PecanProject / pecan

The Predictive Ecosystem Analyzer (PEcAn) is an integrated ecological bioinformatics toolbox.
www.pecanproject.org
Other
203 stars 235 forks source link

Integer64 and the RPostgres package #2818

Open bcow opened 3 years ago

bcow commented 3 years ago

Over two years ago, @ashiklom opened up PR https://github.com/PecanProject/pecan/pull/2318 raising an issue about the fact that connections to the database can potentially return values of class integer64 instead of integer. Without intervening code to catch and convert them, the returned values become meaningless and break the code downstream. For example, until they are converted to integer or numeric, they also cannot be converted to character and break logger messages and further database queries.

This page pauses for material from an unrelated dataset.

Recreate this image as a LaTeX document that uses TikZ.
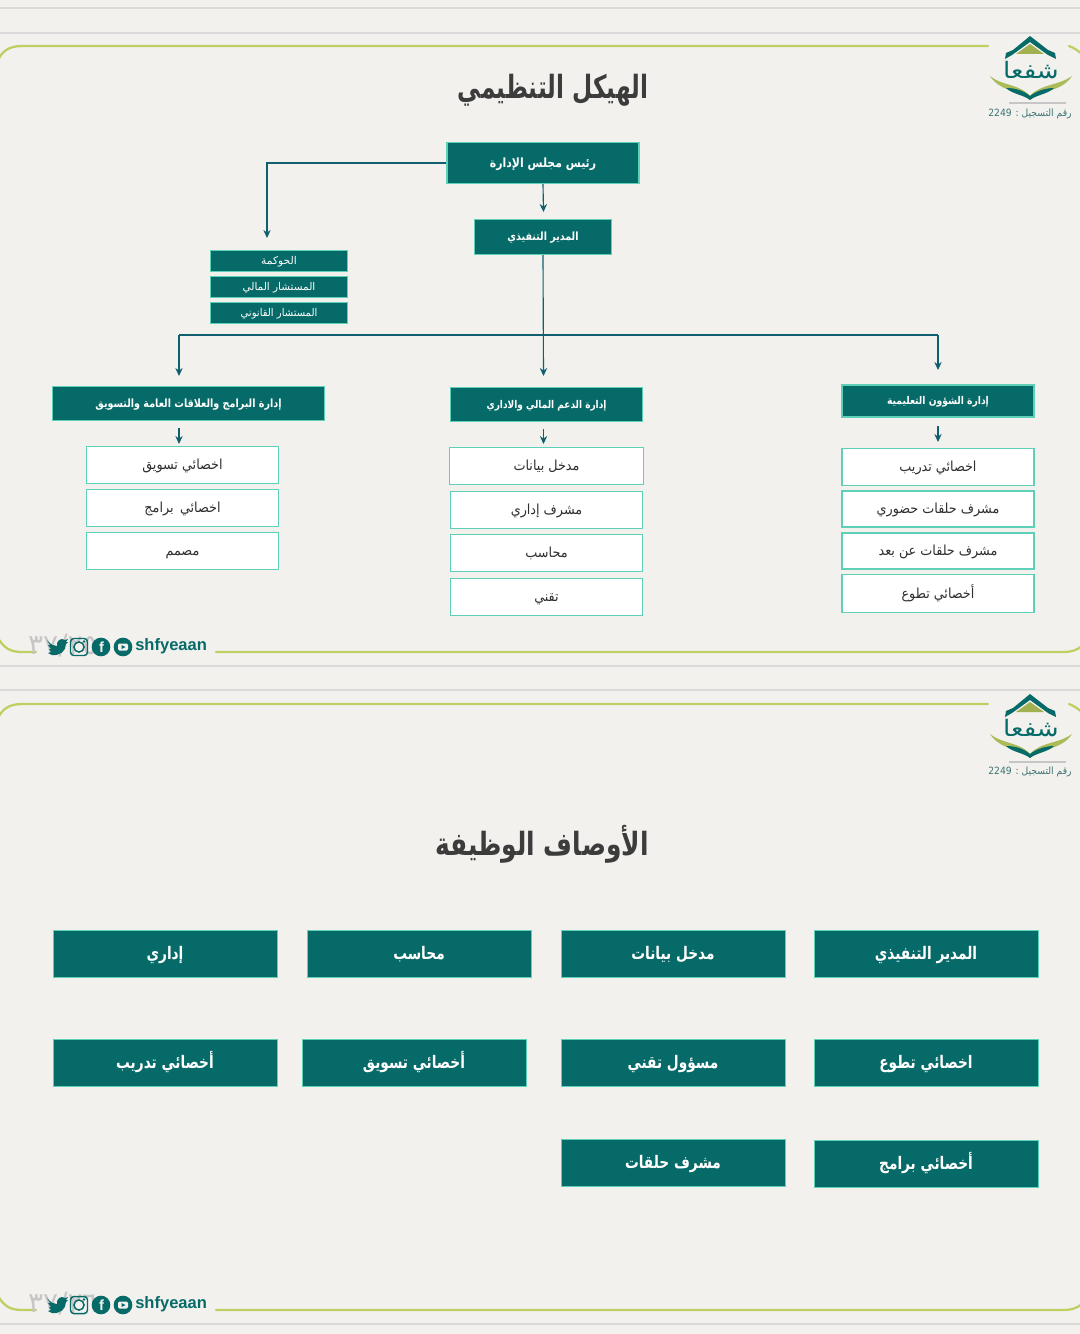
\documentclass[tikz,border=0pt]{standalone}
\usepackage{graphicx}
\usepackage{fontspec}
\TeXXeTstate=1
\setmainfont{Liberation Sans}
\newfontfamily\arabicfont[Script=Arabic]{DejaVu Sans}
\usetikzlibrary{arrows.meta}
\definecolor{bgc}{HTML}{F2F1EE}
\definecolor{teal1}{HTML}{066A68}
\definecolor{mint}{HTML}{5FD0B8}
\definecolor{lime}{HTML}{BDD061}
\definecolor{linec}{HTML}{0F5F6E}
\definecolor{rulec}{HTML}{DADADA}
\definecolor{ttl}{HTML}{3C3C3C}
% scaled, vertically centred Arabic text: \ars{x-scale}{size}{text}
\newcommand{\ars}[3]{\fontsize{#2}{#2}\selectfont\smash{\raisebox{-0.33em}{\scalebox{#1}[1]{\arabicfont #3}}}}
\newcommand{\fsz}[1]{\fontsize{#1}{#1}\selectfont}
\tikzset{
 hbox/.style={draw=mint,fill=teal1,line width=0.8pt,text=white,inner sep=0pt,anchor=center},
 wbox/.style={draw=mint,fill=white,line width=0.8pt,text=black!82,inner sep=0pt,anchor=center},
 jbox/.style={fill=teal1,draw=mint,line width=0.5pt,text=white,inner sep=0pt,anchor=center,minimum width=168pt,minimum height=35.5pt},
 conn/.style={draw=linec,line width=0.85pt},
 arr/.style={conn,-{Stealth[length=6pt,width=5.5pt]}},
 frame/.style={draw=lime,line width=1.7pt,line cap=round},
 rule/.style={draw=rulec,line width=1pt}
}
\newcommand{\logo}[2]{%
 \begin{scope}[shift={(#1,#2)}]
  \fill[teal1] (1030,36) -- (1048,50) -- (1055,53) -- (1056,59) -- (1048,55) -- (1030,42) -- (1012,55) -- (1005,59) -- (1006,53) -- (1013,50) -- cycle;
  \fill[lime!85!black] (1030,44) -- (1044,54) -- (1016,54) -- cycle;
  \node[text=teal1,inner sep=0pt] (lg#2) at (1031,71) {\ars{1.15}{17}{\beginR شفعا\endR}};
  \fill[lime!90!black] (990,76) .. controls (1002,86) and (1020,84) .. (1030,96) .. controls (1040,84) and (1058,86) .. (1072,76) .. controls (1062,92) and (1040,90) .. (1030,100) .. controls (1020,90) and (1000,92) .. (990,76) -- cycle;
  \fill[teal1] (1006,88) .. controls (1016,88) and (1024,91) .. (1030,96) .. controls (1036,91) and (1046,88) .. (1054,88) .. controls (1048,94) and (1036,95) .. (1030,100) .. controls (1024,95) and (1012,94) .. (1006,88) -- cycle;
  \fill[gray!45] (1009,102.5) rectangle (1066,104.5);
  \node[text=teal1!55!gray,inner sep=0pt] (lr#2) at (1030,113) {\ars{0.92}{7.5}{\beginR رقم التسجيل : \beginL 2249\endL\endR}};
 \end{scope}}
\newcommand{\social}[2]{%
 \begin{scope}[shift={(0,#1)}]
  \node[text=gray!45,inner sep=0pt] (pg#1) at (63,645) {\ars{1}{21}{#2}};
  \fill[teal1] (47,640) .. controls (51,645) and (54,646) .. (57,646) .. controls (56,641) and (61,637) .. (65,640) -- (68,639) -- (66,642) -- (68,642) -- (66,644) .. controls (66,651) and (60,656) .. (52,655) -- (48,653) -- (51,652) -- (49,649) -- (51,649) -- (48,645) -- (50,645) -- cycle;
  \draw[teal1,line width=1.1pt,rounded corners=2.5pt] (70.5,638.5) rectangle (87.5,655.5);
  \draw[teal1,line width=1.1pt] (79,647) circle (3.8pt);
  \fill[teal1] (84,641.5) circle (1pt);
  \fill[teal1] (101,647) circle (7pt);
  \node[text=bgc,inner sep=0pt] (fb#1) at (101.5,647.5) {\bfseries\fsz{11}f};
  \fill[teal1] (123,647) circle (7pt);
  \fill[bgc,rounded corners=1pt] (118,643.5) rectangle (128,650.5);
  \fill[teal1] (121.5,645) -- (125.5,647) -- (121.5,649) -- cycle;
  \node[text=teal1,inner sep=0pt,anchor=west] (sn#1) at (135,646.5) {\bfseries\fsz{12.4}shfyeaan};
 \end{scope}}
\begin{document}
\begin{tikzpicture}[x=0.75pt,y=-0.75pt]
\useasboundingbox (0,0) rectangle (1080,1334);
\fill[bgc] (0,0) rectangle (1080,1334);
% rules
\draw[rule] (0,8) -- (1080,8);
\draw[rule] (0,33) -- (1080,33);
\draw[rule] (0,666) -- (1080,666);
\draw[rule] (0,690) -- (1080,690);
\draw[rule] (0,1324) -- (1080,1324);
% frame 1
\draw[frame] (988,46) -- (22,46) .. controls (8,46) and (2,52) .. (-2,60);
\draw[frame] (1069,46) .. controls (1074,48) and (1077,50) .. (1082,54);
\draw[frame] (-2,638) .. controls (4,648) and (10,652) .. (22,652) -- (36,652);
\draw[frame] (216,652) -- (1062,652) .. controls (1072,652) and (1077,650) .. (1082,646);
% frame 2
\draw[frame] (988,704) -- (22,704) .. controls (8,704) and (2,710) .. (-2,718);
\draw[frame] (1069,704) .. controls (1074,706) and (1077,708) .. (1082,712);
\draw[frame] (-2,1296) .. controls (4,1306) and (10,1310) .. (22,1310) -- (36,1310);
\draw[frame] (216,1310) -- (1062,1310) .. controls (1072,1310) and (1077,1308) .. (1082,1304);
\logo{0}{0}
\logo{0}{658}
\social{0}{\beginR ٣٧/٢٥\endR}
\social{658}{\beginR ٣٧/٢٦\endR}
% titles
\node[text=ttl,inner sep=0pt,font=\bfseries] (t1) at (553,88) {\ars{0.725}{24}{\beginR الهيكل التنظيمي\endR}};
\node[text=ttl,inner sep=0pt,font=\bfseries] (t2) at (542,845) {\ars{0.776}{24}{\beginR الأوصاف الوظيفة\endR}};
% org chart
\node[hbox,font=\bfseries,minimum width=144pt,minimum height=31pt] (ceo) at (543,163) {\ars{0.86}{9.5}{\beginR رئيس مجلس الإدارة\endR}};
\node[hbox,font=\bfseries,minimum width=103pt,minimum height=26.5pt] (ed) at (543,237) {\ars{0.84}{8.5}{\beginR المدير التنفيذي\endR}};
\node[hbox,minimum width=103pt,minimum height=16pt] (g1) at (279,261) {\ars{1}{8}{\beginR الحوكمة\endR}};
\node[hbox,minimum width=103pt,minimum height=16pt] (g2) at (279,287) {\ars{0.98}{8}{\beginR المستشار المالي\endR}};
\node[hbox,minimum width=103pt,minimum height=16pt] (g3) at (279,313) {\ars{0.94}{8}{\beginR المستشار القانوني\endR}};
\node[hbox,font=\bfseries,minimum width=204pt,minimum height=25pt] (d1) at (188.5,403.5) {\ars{0.845}{8.5}{\beginR إدارة البرامج والعلاقات العامة والتسويق\endR}};
\node[hbox,font=\bfseries,minimum width=144pt,minimum height=26pt] (d2) at (546.5,404.5) {\ars{0.84}{8}{\beginR إدارة الدعم المالي والاداري\endR}};
\node[hbox,font=\bfseries,minimum width=144pt,minimum height=24pt] (d3) at (938,401) {\ars{0.86}{8}{\beginR إدارة الشؤون التعليمية\endR}};
\coordinate (gt) at (267,238);
\coordinate (bl) at (179,335);
\coordinate (br) at (938,335);
\coordinate (al) at (179,376);
\coordinate (ar) at (938,370);
\coordinate (am) at (543.5,376);
\coordinate (e1) at (543.5,212);
\draw[arr] (ceo.west) -| (gt);
\draw[arr] (ceo.south) -- (e1);
\draw[arr] (ed.south) -- (am);
\draw[conn] (bl) -- (br);
\draw[arr] (bl) -- (al);
\draw[arr] (br) -- (ar);
% sub-lists
\node[wbox,minimum width=144pt,minimum height=28pt] (a1) at (182.5,465) {\ars{0.92}{10.4}{\beginR اخصائي تسويق\endR}};
\node[wbox,minimum width=144pt,minimum height=28pt] (a2) at (182.5,508) {\ars{0.92}{10.4}{\beginR اخصائي\hspace{0.5em}برامج\endR}};
\node[wbox,minimum width=144pt,minimum height=28pt] (a3) at (182.5,551) {\ars{0.92}{10.4}{\beginR مصمم\endR}};
\node[wbox,minimum width=145pt,minimum height=28pt] (b1) at (546.5,466) {\ars{0.92}{10.4}{\beginR مدخل بيانات\endR}};
\node[wbox,minimum width=144pt,minimum height=28pt] (b2) at (546.5,510) {\ars{0.92}{10.4}{\beginR مشرف إداري\endR}};
\node[wbox,minimum width=144pt,minimum height=28pt] (b3) at (546.5,553) {\ars{0.92}{10.4}{\beginR محاسب\endR}};
\node[wbox,minimum width=144pt,minimum height=28pt] (b4) at (546.5,597) {\ars{0.92}{10.4}{\beginR تقني\endR}};
\node[wbox,minimum width=144pt,minimum height=28pt] (c1) at (938,467) {\ars{0.92}{10.4}{\beginR اخصائي تدريب\endR}};
\node[wbox,minimum width=144pt,minimum height=27pt] (c2) at (938,509) {\ars{0.92}{10.4}{\beginR مشرف حلقات حضوري\endR}};
\node[wbox,minimum width=144pt,minimum height=27pt] (c3) at (938,551) {\ars{0.92}{10.4}{\beginR مشرف حلقات عن بعد\endR}};
\node[wbox,minimum width=144pt,minimum height=28pt] (c4) at (938,593.5) {\ars{0.92}{10.4}{\beginR أخصائي تطوع\endR}};
\coordinate (a0) at (179,444);
\coordinate (b0) at (543.5,444);
\coordinate (c0) at (938,442);
\coordinate (a9) at (179,428);
\coordinate (b9) at (543.5,429);
\coordinate (c9) at (938,426);
\draw[arr] (a9) -- (a0);
\draw[arr] (b9) -- (b0);
\draw[arr] (c9) -- (c0);
% job descriptions
\node[jbox,font=\bfseries] (j1) at (926,953.5) {\ars{0.79}{13}{\beginR المدير التنفيذي\endR}};
\node[jbox,font=\bfseries] (j2) at (673,953.5) {\ars{0.79}{13}{\beginR مدخل بيانات\endR}};
\node[jbox,font=\bfseries] (j3) at (419,953.5) {\ars{0.79}{13}{\beginR محاسب\endR}};
\node[jbox,font=\bfseries] (j4) at (165,953.5) {\ars{0.79}{13}{\beginR إداري\endR}};
\node[jbox,font=\bfseries] (j5) at (926,1062.5) {\ars{0.79}{13}{\beginR اخصائي تطوع\endR}};
\node[jbox,font=\bfseries] (j6) at (673,1062.5) {\ars{0.79}{13}{\beginR مسؤول تقني\endR}};
\node[jbox,font=\bfseries] (j7) at (414,1062.5) {\ars{0.79}{13}{\beginR أخصائي تسويق\endR}};
\node[jbox,font=\bfseries] (j8) at (165,1062.5) {\ars{0.79}{13}{\beginR أخصائي تدريب\endR}};
\node[jbox,font=\bfseries] (j9) at (926,1163.5) {\ars{0.79}{13}{\beginR أخصائي برامج\endR}};
\node[jbox,font=\bfseries] (j10) at (673,1163) {\ars{0.79}{13}{\beginR مشرف حلقات\endR}};
\end{tikzpicture}
\end{document}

As of now, the only way I can find to consistently ensure bigints are handled correctly is to use:

con <- dbConnect(
  RPostgres::Postgres(),  # specifically use Postgres
  bigint = "integer",     # might be optional, but I argue should be set explicitly
  ... # all other settings unchanged
)

Right now, the betyConnect function has evaded this issue by hardcoding driver to "Postgres" https://github.com/PecanProject/pecan/blob/ee38544e1c995f47073019bd31b3179e7e64991a/base/db/R/query.dplyr.R#L26 and then calling db.open but this isn't the place the problem should be addressed. There are multiple functions that call db.open directly (for example many of the db.query functions that are called in met.process and that's one reason it's breaking!)

Furthermore, in db.open, if no driver is specified, the driver is set to PostgreSQL, not Postgres. https://github.com/PecanProject/pecan/blob/ee38544e1c995f47073019bd31b3179e7e64991a/base/db/R/utils_db.R#L203 You will see that many of the pecan.xml files that are generated through using the browser interface have PostgreSQL set as driver under settings$database$bety.

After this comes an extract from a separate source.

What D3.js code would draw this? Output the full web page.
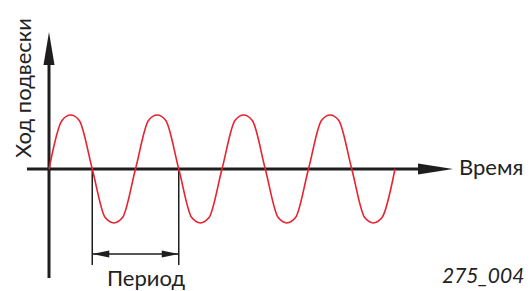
<!DOCTYPE html>
<html>
  <head>
    <meta charset="utf-8">
    <title>Ход подвески</title>
    <script src="https://cdn.jsdelivr.net/npm/d3@7"></script>
    <style>
      body { margin: 0; background: #fff; }
      svg { display: block; }
      text { font-family: "Lato", "Liberation Sans", sans-serif; fill: #222; }
    </style>
  </head>

  <body>
    <svg id="chart" width="530" height="291"></svg>

    <script>
      // data: time in periods, suspension travel in amplitudes
      var times = [
        0, 0.15, 0.25, 0.35, 0.5, 0.65, 0.75, 0.85,
        1, 1.15, 1.25, 1.35, 1.5, 1.65, 1.75, 1.85,
        2, 2.15, 2.25, 2.35, 2.5, 2.65, 2.75, 2.85,
        3, 3.15, 3.25, 3.35, 3.5, 3.65, 3.75, 3.85,
        4
      ];
      var travel = [
        0, 0.9, 1, 0.9, 0, -0.9, -1, -0.9,
        0, 0.9, 1, 0.9, 0, -0.9, -1, -0.9,
        0, 0.9, 1, 0.9, 0, -0.9, -1, -0.9,
        0, 0.9, 1, 0.9, 0, -0.9, -1, -0.9,
        0
      ];
      var periodMarks = [0.5, 1.5];
      var labels = {
        y: "Ход подвески",
        x: "Время",
        period: "Период",
        code: "275_004"
      };

      var chart = d3.select("#chart");

      // scales
      var x = d3.scaleLinear()
        .domain([0, 4])
        .range([49, 395]);
      var y = d3.scaleLinear()
        .domain([0, 1])
        .range([169, 115]);

      var xStart = x.invert(27), xEnd = x.invert(453);
      var yBottom = y.invert(278), yTop = y.invert(32);
      var ink = "#1e1e1e";

      // period bracket
      var pY = 254;
      periodMarks.forEach(function(t) {
        chart.append("line")
          .attr("x1", x(t)).attr("x2", x(t))
          .attr("y1", y(0)).attr("y2", 265)
          .attr("stroke", ink)
          .attr("stroke-width", 1.5);
      });
      chart.append("line")
        .attr("x1", x(periodMarks[0])).attr("x2", x(periodMarks[1]))
        .attr("y1", pY).attr("y2", pY)
        .attr("stroke", ink)
        .attr("stroke-width", 1.5);
      chart.append("path")
        .attr("d", "M" + x(periodMarks[0]) + "," + pY +
          "L" + (x(periodMarks[0]) + 17) + "," + (pY - 3.5) +
          "L" + (x(periodMarks[0]) + 17) + "," + (pY + 3.5) + "Z" +
          "M" + x(periodMarks[1]) + "," + pY +
          "L" + (x(periodMarks[1]) - 17) + "," + (pY - 3.5) +
          "L" + (x(periodMarks[1]) - 17) + "," + (pY + 3.5) + "Z")
        .attr("fill", ink);

      // axes
      chart.append("line")
        .attr("x1", x(xStart)).attr("x2", x(xEnd) - 20)
        .attr("y1", y(0)).attr("y2", y(0))
        .attr("stroke", ink)
        .attr("stroke-width", 3);
      chart.append("path")
        .attr("d", "M" + x(xEnd) + "," + y(0) +
          "L" + (x(xEnd) - 35) + "," + (y(0) - 5.5) +
          "L" + (x(xEnd) - 35) + "," + (y(0) + 5.5) + "Z")
        .attr("fill", ink);
      chart.append("line")
        .attr("x1", x(0)).attr("x2", x(0))
        .attr("y1", y(yBottom)).attr("y2", y(yTop) + 20)
        .attr("stroke", ink)
        .attr("stroke-width", 3);
      chart.append("path")
        .attr("d", "M" + x(0) + "," + y(yTop) +
          "L" + (x(0) - 5.5) + "," + (y(yTop) + 33) +
          "L" + (x(0) + 5.5) + "," + (y(yTop) + 33) + "Z")
        .attr("fill", ink);

      // wave
      var line = d3.line()
        .x(function(d, i) { return x(times[i]); })
        .y(function(d) { return y(d); })
        .curve(d3.curveMonotoneX);
      chart.append("path")
        .attr("d", line(travel))
        .attr("fill", "none")
        .attr("stroke", "#e8222e")
        .attr("stroke-width", 1.6);

      // labels
      chart.append("text")
        .attr("transform", "translate(31, 88) rotate(-90)")
        .attr("text-anchor", "middle")
        .style("font-size", "22px")
        .text(labels.y);
      chart.append("text")
        .attr("x", 459).attr("y", 175)
        .style("font-size", "22px")
        .text(labels.x);
      chart.append("text")
        .attr("x", 107).attr("y", 286)
        .style("font-size", "22px")
        .text(labels.period);
      chart.append("text")
        .attr("x", 442).attr("y", 283)
        .style("font-size", "21px")
        .style("font-style", "italic")
        .text(labels.code);
    </script>
  </body>
</html>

The bigint = "integer" argument does not apparently work with PostgreSQL, so an alternative approach would have to be taken to make sure all integer64 were converted to integer. I did write a simple conversion function, which I can add as a PR, but that's adding functions (and would also have to include the use of an additional package, the bit64 package.)

What are people's thoughts on how to proceed? Should Postgres be the default in db.open? I don't fully understand the difference between the two packages and that's where I need other people's input.

ashiklom commented 3 years ago

Thanks for the report!

I would argue that Postgres should be the default. RPostgres is actively maintained and fully DBI compliant, so it keeps up with all the dplyr database stuff and, more importantly, has important features like the ability to run parameterized queries. RPostgreSQL is has far fewer features, and AFAICT hasn't been updated in the last 4 years.

I tried to address some of these integer64 issues a while ago in https://github.com/PecanProject/pecan/pull/2318, but it seems I may have missed some.

they also cannot be converted to character and break logger messages

The way I've always addressed the string part of this is by always wrapping ID fields (as in the PR above) is by wrapping them in a call to format. I think that works because it dispatches to something like a format.integer64 (or maybe format.bit64) method that understands long integers.

...and further database queries

Where we have to use string interpolation, we should just make sure to use format. That said, we should really use parameterized queries / prepared statements instead -- they're safer, more robust to type mismatch like this, I think more performant, and more elegant. Our db.query function already has support for this.

All the higher-order dplyr-based queries should be immune to these issues.

bcow commented 3 years ago

Great I'll also put in my vote for making Postgres the default. I'll wait for more input, but once we come to a consensus, I can take on making these changes. As I clean up the benchmarking code and changes I've made to met.process I'll check for the effects it has on all related database interactions, but while I was finishing my dissertation I essentially hardcoded everything to Postgres in db.open so I've unofficially already done that. Also, as I've been going along I've been translating to dplyr / dbplyr whenever possible so once the integer64 problem is fixed, there should be some much more reliable sections of code.

robkooper commented 3 years ago

Some thoughts, i think we pick on or the other, whichever is best supported.

we should modify the correct driver at https://github.com/PecanProject/pecan/blob/develop/base/db/R/utils_db.R#L205 and remove (print warning) to change to the correct version.

Once done we should remove the not used package so it is not installed in the pecan docker image anymore.

github-actions[bot] commented 2 years ago

This issue is stale because it has been open 365 days with no activity.

jcpayne commented 1 year ago

I just ran into this problem when executing an SQL command that counted rows in a large table. I'm no expert, but on SO, IRTFM commented that "The integer64 class is created by the bit64 package. Need to recover the data without mangling by using functions from the package that created the integer64 object." But that's very clunky, and adding bigint = "integer" seems to work, though also a bit clunky.